I had been souring on Toronto for some time, having left home at the age of 17 to go to York University and never returning other than to visit.
I was tired of living in the big city with the traffic and the noise and the sky-high prices. My marriage falling apart hastened the resolve that was growing in me – I just wanted to go home.
Home is the historical and storied Haudenosaunee community of Six Nations of the Grand River, 100 km down the highway from Toronto, where my duties and responsibilities as a Mohawk Wolf Clan woman reside.
So in November 2020, my daughter and I packed up as much as we could carry in our car and drove to the home I grew up in.
It turned out to be one of the best decisions I've ever made.
My grandfather built our house in 1920 with the help of his brothers and several of the neighbourhood families whose grandchildren still live close by and with whom I went to Indian day school. My dad and his twin brother were born in this house.
My grandmother Edith Anderson Monture, who was the first Indigenous nurse in Canada and an American army corps nurse in the First World War, designed the house's layout and every room is perfectly square with lath plaster under 100 years of layered wallpaper. Over the years it's been modified and modernized.
The house sits on 40 hectares of land, of which a quarter is untouched woodlot. This was originally a working farm and we still have an old barn that used to house 10 head of cattle, plus store a lot of hay.
Coming home to the rez was strangely a bit of a culture shock and yet extremely comfortable — like putting my moccasins on after a long day in heels.
I am forever grateful my employer is flexible such that I was able to continue working from home, dealing with the terrible rez Wi-Fi but I never missed a day during that transition.
Like dealing with the rez Wi-Fi, being back on the territory required some pragmatic adaptation and flexibility for my urban-raised daughter and me.
For one thing, the majority of homes do not have drinkable running water at Six Nations.
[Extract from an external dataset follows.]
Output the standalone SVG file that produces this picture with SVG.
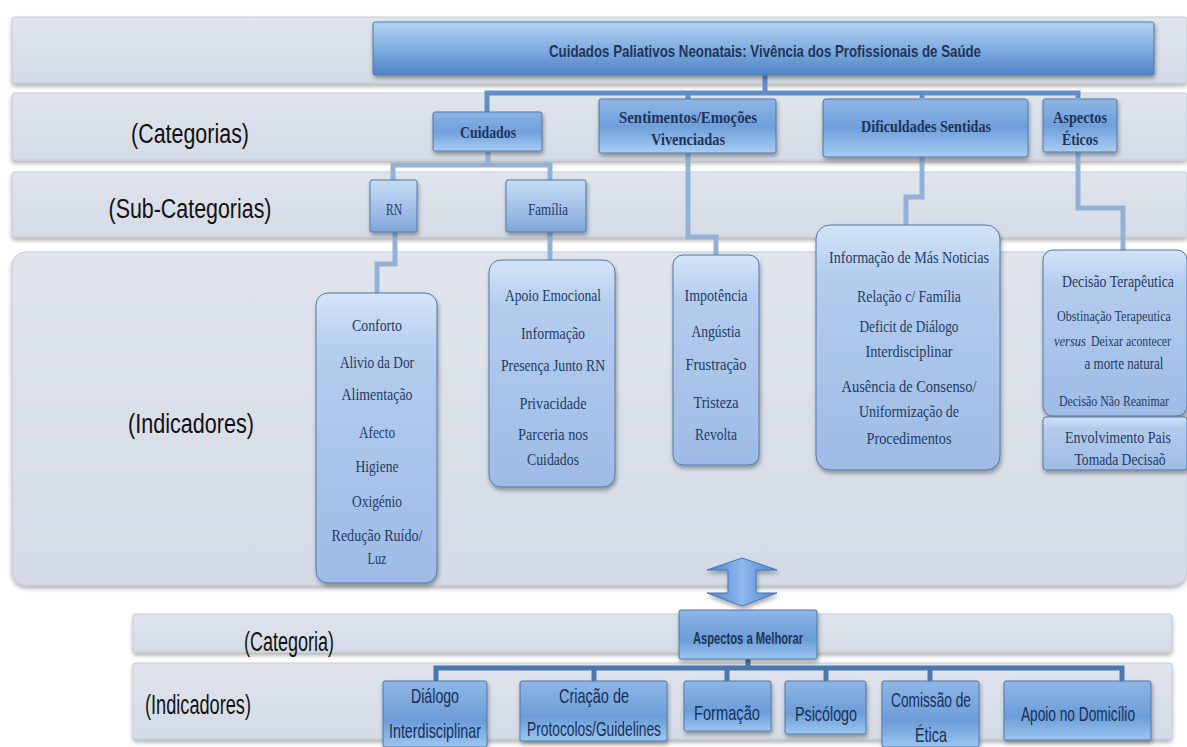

Yes, we did get a water treatment plant and yes, it's operational but hooking your house up if you're currently not on the system costs anywhere between $8,000-$10,000 depending on how far your house is from the water main.
At the old farm house, we have a cistern that gets filled once a month as we do all the cleaning and bathing with trucked-in water. Rez connections are such that I text one of my cousins and he brings it on demand. Once a week, we fill two 22-litre water jugs for drinking water at a water supplier on Chiefswood Road (also another cousin).